Ils ont – pour que la pièce fonctionne – trois profils très différents : une fille angoissée et un peu complexée, qui prend goût au pouvoir, et deux garçons, le bon élève, un peu fayot, mais finalement le plus autoritaire des trois, et le gros hard-rocker qui tout compte fait, se fait souvent dominer et exclure. Tous les trois aiment le pouvoir, veulent tenter leur chance, et plus on progresse, plus on constate que leur seule motivation est bien le pouvoir pour le pouvoir. Première ligne mélodique.

Le pouvoir, c’est aussi ce qui plaît à Nicolas, le patron du stage, et à son assistante. Le rapport de domination n’est pas si clair, et bien sûr, il se renverse. Car l’enjeu de la pièce se situe entre les trois stagiaires, mais aussi entre les deux organisateurs – deuxième ligne mélodique.

Aucun personnage n’est bon, innocent, ingénu ; ils arrivent tous sur scène déjà pervertis par le pouvoir ou au moins par son attrait. À la fin de la pièce, aucun n’est sauvé de la corruption du pouvoir, aucun ne devient un bon prince. Toutes les situations proposées aux stagiaires conduisent ces derniers à l’échec, ils ratent tous les exercices, et entendent la voix de Machiavel leur faire la morale et leur apprendre les raisons de leur incompétence à gouverner. Machiavel en vient à incarner la sagesse, lui qui est connu pour son cynisme – qui est en fait un réalisme. Et on se surprend à admettre que ce réalisme est de bon sens. La relecture de Machiavel est peut-être la meilleure surprise de ce spectacle.

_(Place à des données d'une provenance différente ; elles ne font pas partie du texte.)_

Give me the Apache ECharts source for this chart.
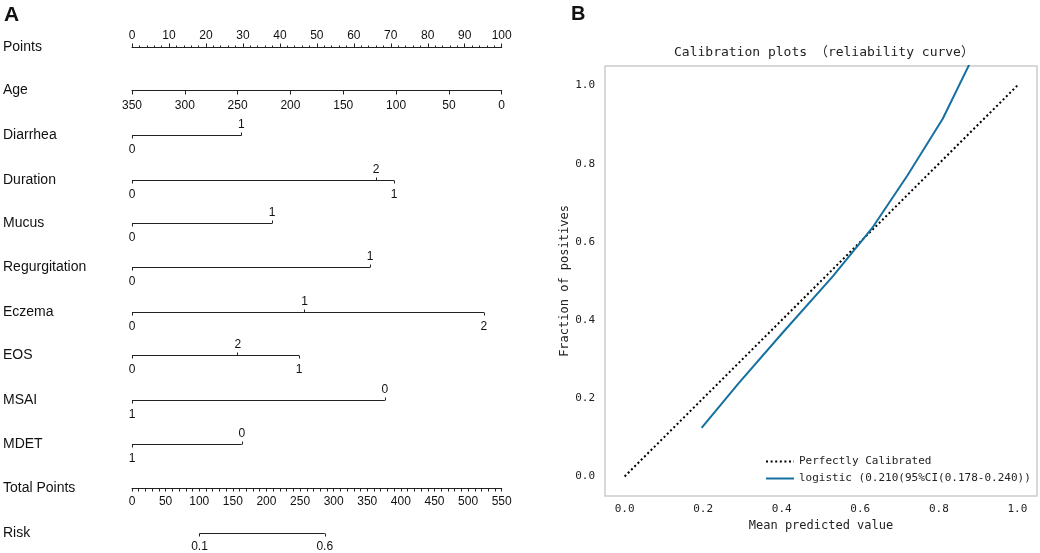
<!DOCTYPE html>
<html>
<head>
<meta charset="utf-8">
<script src="https://cdn.jsdelivr.net/npm/echarts@6/dist/echarts.min.js"></script>
<style>
html,body{margin:0;padding:0;background:#fff}
#main{width:1040px;height:553px}
</style>
</head>
<body>
<div id="main"></div>
<script>
// ---- panel A : nomogram ----
var rowNames = ['Points','Age','Diarrhea','Duration','Mucus','Regurgitation','Eczema','EOS','MSAI','MDET','Total Points','Risk'];
var rowTops = [47, 90, 135, 180, 223, 267, 312, 355, 400, 444, 488, 533];

// level labels and their points, ordered by points
var diarrheaLabels = ['0','1'],      diarrheaPoints = [0, 29.6];
var durationLabels = ['0','2','1'],  durationPoints = [0, 66.0, 70.9];
var mucusLabels = ['0','1'],         mucusPoints = [0, 37.9];
var regurgLabels = ['0','1'],        regurgPoints = [0, 64.4];
var eczemaLabels = ['0','1','2'],    eczemaPoints = [0, 46.7, 95.2];
var eosLabels = ['0','2','1'],       eosPoints = [0, 28.6, 45.2];
var msaiLabels = ['1','0'],          msaiPoints = [0, 68.4];
var mdetLabels = ['1','0'],          mdetPoints = [0, 29.7];

var riskLabels = ['0.1','0.6'],      riskTotalPoints = [100.4, 286.8];

// ---- panel B : calibration ----
var calTicks = [0, 0.2, 0.4, 0.6, 0.8, 1.0];
var perfectX = [0, 1];
var perfectY = [0, 1];
var logisticX = [0.196, 0.29, 0.40, 0.53, 0.63, 0.72, 0.81, 0.90];
var logisticY = [0.124, 0.238, 0.365, 0.512, 0.635, 0.77, 0.915, 1.10];

var chart = echarts.init(document.getElementById('main'));

var ink = '#222';
var sans = 'Liberation Sans, Arial, sans-serif';
var mono = 'DejaVu Sans Mono, Noto Sans CJK SC, monospace';

var grid = [], xAxis = [], yAxis = [], series = [];

function baseX(i, pos, min, max){
    return {
        gridIndex: i, type: 'value', position: pos, min: min, max: max,
        axisLine: {show: false, lineStyle: {color: ink, width: 1}},
        axisTick: {show: true, length: 3, lineStyle: {color: ink, width: 1}},
        axisLabel: {color: '#111', fontSize: 12, fontFamily: sans, margin: 8},
        splitLine: {show: false}
    };
}

function addRow(i){
    // half pixel so the 1px segments come out crisp
    grid.push({left: 131, width: 370.7, top: rowTops[i] + 0.5, height: 0});
    yAxis.push({
        gridIndex: i, type: 'category', data: [rowNames[i]],
        axisLine: {show: false}, axisTick: {show: false},
        axisLabel: {align: 'left', margin: 129, fontSize: 14, color: '#111', fontFamily: sans}
    });
}

function segment(i, xi, x0, x1){
    series.push({
        type: 'line', xAxisIndex: xi, yAxisIndex: i, symbol: 'none', clip: false, silent: true,
        lineStyle: {color: ink, width: 1},
        data: [[x0, 0], [x1, 0]]
    });
}

// Points
addRow(0);
var ax = baseX(0, 'top', 0, 100);
ax.interval = 10;
ax.axisLine.show = true;
ax.axisTick.length = 4;
ax.minorTick = {show: true, splitNumber: 5, length: 2, lineStyle: {color: ink, width: 1}};
ax.axisLabel.margin = 6;
xAxis.push(ax);

// Age
addRow(1);
ax = baseX(1, 'bottom', 0, 350);
ax.interval = 50;
ax.inverse = true;
ax.axisLine.show = true;
ax.axisTick.length = 4;
ax.axisLabel.margin = 9;
xAxis.push(ax);

// categorical rows
var catRows = [
    [diarrheaLabels, diarrheaPoints],
    [durationLabels, durationPoints],
    [mucusLabels, mucusPoints],
    [regurgLabels, regurgPoints],
    [eczemaLabels, eczemaPoints],
    [eosLabels, eosPoints],
    [msaiLabels, msaiPoints],
    [mdetLabels, mdetPoints]
];

catRows.forEach(function(row, k){
    var i = k + 2, labels = row[0], pts = row[1];
    addRow(i);
    var below = pts.filter(function(v, j){ return j % 2 === 0; });
    var above = pts.filter(function(v, j){ return j % 2 === 1; });
    var fmt = function(v){ return labels[pts.indexOf(v)]; };

    var b = baseX(i, 'bottom', 0, 100);
    b.axisTick.customValues = below;
    b.axisLabel.customValues = below;
    b.axisLabel.formatter = fmt;
    b.axisLabel.margin = 8;
    var bi = xAxis.length;
    xAxis.push(b);

    var t = baseX(i, 'top', 0, 100);
    t.axisTick.customValues = above;
    t.axisLabel.customValues = above;
    t.axisLabel.formatter = fmt;
    t.axisLabel.margin = 5;
    xAxis.push(t);

    segment(i, bi, pts[0], Math.max.apply(null, pts));
});

// Total Points
addRow(10);
ax = baseX(10, 'bottom', 0, 550);
ax.interval = 50;
ax.axisLine.show = true;
ax.axisTick.length = 3;
ax.minorTick = {show: true, splitNumber: 5, length: 3, lineStyle: {color: ink, width: 1}};
ax.axisLabel.margin = 7;
xAxis.push(ax);

// Risk
addRow(11);
ax = baseX(11, 'bottom', 0, 550);
ax.axisTick.customValues = riskTotalPoints;
ax.axisLabel.customValues = riskTotalPoints;
ax.axisLabel.formatter = function(v){ return riskLabels[riskTotalPoints.indexOf(v)]; };
ax.axisLabel.margin = 7;
var riskAxis = xAxis.length;
xAxis.push(ax);
segment(11, riskAxis, riskTotalPoints[0], riskTotalPoints[riskTotalPoints.length - 1]);

// calibration panel
var cg = grid.length;
grid.push({left: 605, right: 3, top: 66, bottom: 57, show: true, borderColor: '#cccccc', borderWidth: 1.5});
var calX = xAxis.length, calY = yAxis.length;
xAxis.push({
    gridIndex: cg, type: 'value', min: -0.05, max: 1.05,
    axisLine: {show: false}, axisTick: {show: false}, splitLine: {show: false},
    axisLabel: {customValues: calTicks, formatter: function(v){ return v.toFixed(1); },
        fontFamily: mono, fontSize: 11, color: '#222', margin: 8},
    name: 'Mean predicted value', nameLocation: 'middle', nameGap: 24,
    nameTextStyle: {fontFamily: mono, fontSize: 12, color: '#222'}
});
yAxis.push({
    gridIndex: cg, type: 'value', min: -0.05, max: 1.05,
    axisLine: {show: false}, axisTick: {show: false}, splitLine: {show: false},
    axisLabel: {customValues: calTicks, formatter: function(v){ return v.toFixed(1); },
        fontFamily: mono, fontSize: 11, color: '#222', margin: 10},
    name: 'Fraction of positives', nameLocation: 'middle', nameGap: 29,
    nameTextStyle: {fontFamily: mono, fontSize: 12, color: '#222'}
});

series.push({
    name: 'Perfectly Calibrated', type: 'line', xAxisIndex: calX, yAxisIndex: calY,
    symbol: 'none', silent: true,
    itemStyle: {color: '#000'},
    lineStyle: {color: '#000', width: 2, type: [2, 2.6]},
    data: perfectX.map(function(x, j){ return [x, perfectY[j]]; })
});
series.push({
    name: 'logistic (0.210(95%CI(0.178-0.240))', type: 'line', xAxisIndex: calX, yAxisIndex: calY,
    symbol: 'none', silent: true, clip: true,
    itemStyle: {color: '#1670a0'},
    lineStyle: {color: '#1670a0', width: 2},
    data: logisticX.map(function(x, j){ return [x, logisticY[j]]; })
});

var option = {
    backgroundColor: '#fff',
    animation: false,
    title: [
        {text: 'A', left: 4, top: 5, padding: 0, textStyle: {fontSize: 21, fontWeight: 'bold', color: '#111', fontFamily: sans}},
        {text: 'B', left: 571, top: 4, padding: 0, textStyle: {fontSize: 20, fontWeight: 'bold', color: '#111', fontFamily: sans}},
        {text: 'Calibration plots （reliability curve）', left: 674, top: 46, padding: 0,
            textStyle: {fontSize: 13, fontWeight: 'normal', color: '#222', fontFamily: mono}}
    ],
    legend: {
        orient: 'vertical', left: 760, top: 451, itemWidth: 28, itemHeight: 12, itemGap: 6,
        itemStyle: {opacity: 0},
        textStyle: {fontFamily: mono, fontSize: 11, color: '#222'},
        data: ['Perfectly Calibrated', 'logistic (0.210(95%CI(0.178-0.240))']
    },
    grid: grid,
    xAxis: xAxis,
    yAxis: yAxis,
    series: series
};

chart.setOption(option);
</script>
</body>
</html>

Car celui qui progresse, dans cette leçon de philosophie politique, c’est bien le public. Il est – plus encore que d’habitude – partie prenante du spectacle. Il est le peuple mis à disposition des stagiaires pour leurs exercices, et il participe réellement : la lumière s’allume régulièrement dans la salle, le sacro-saint quatrième mur existe à peine, le public est interpelé, on lui distribue des bonbons pour tenter de l’acheter, quelques spectateurs sont conduits sur scène.

C’est une leçon participative, digne des méthodes pédagogiques les plus modernes.

Le dispositif didactique est donc ingénieux. La structure de l’ensemble, elle, manque tout de même de dynamisme : la juxtaposition régulière de mises en situation et de lectures de textes de Machiavel devient rapidement mécanique. Le spectateur n’est jamais réellement surpris du tour que prennent les exercices et les relations entre les personnages. La situation de stage vient illustrer de manière trop limpide le texte de Machiavel, au lieu de le commenter. Mais à ce bégaiement, il faut reconnaître des vertus pédagogiques, puisqu’on dit que répétition est mère d’instruction.

Il est certain qu’en tant que spectatrice, j’aurais aimé voir plus de marge, plus de métaphore entre le texte de Machiavel et sa projection sur scène. J’aurais aimé autre chose qu’un décalque, j’aurais aimé une situation qui donne un peu de fil à retordre, qui m’interroge, plutôt qu’une succession de sketchs qui viennent prémâcher le texte de Machiavel lu dans la foulée, et – en effet – difficilement accessible.

Pour autant, ayant l’estomac solide, et en tant que bonne élève, j’ai profité du caractère didactique de la configuration : j’ai révisé mon Machiavel dans ce cours de philosophie théâtralisée. J’ai même trouvé cette leçon assez joyeuse, et certaines situations franchement comiques, les remarques les plus désobligeantes sur le postérieur de Myriam simples et efficaces, les pistolets laser décalés. Et l’humour est probablement ce qui manque le plus à nos enseignants.

Théâtre et philosophie font bon ménage, surtout la philosophie politique, surtout lorsque le public participe aux expérimentations. Une mise en scène de la pensée est résolument utile. Peut-être simplement que le théâtre ne doit pas être un prétexte, et perdre de sa théâtralité.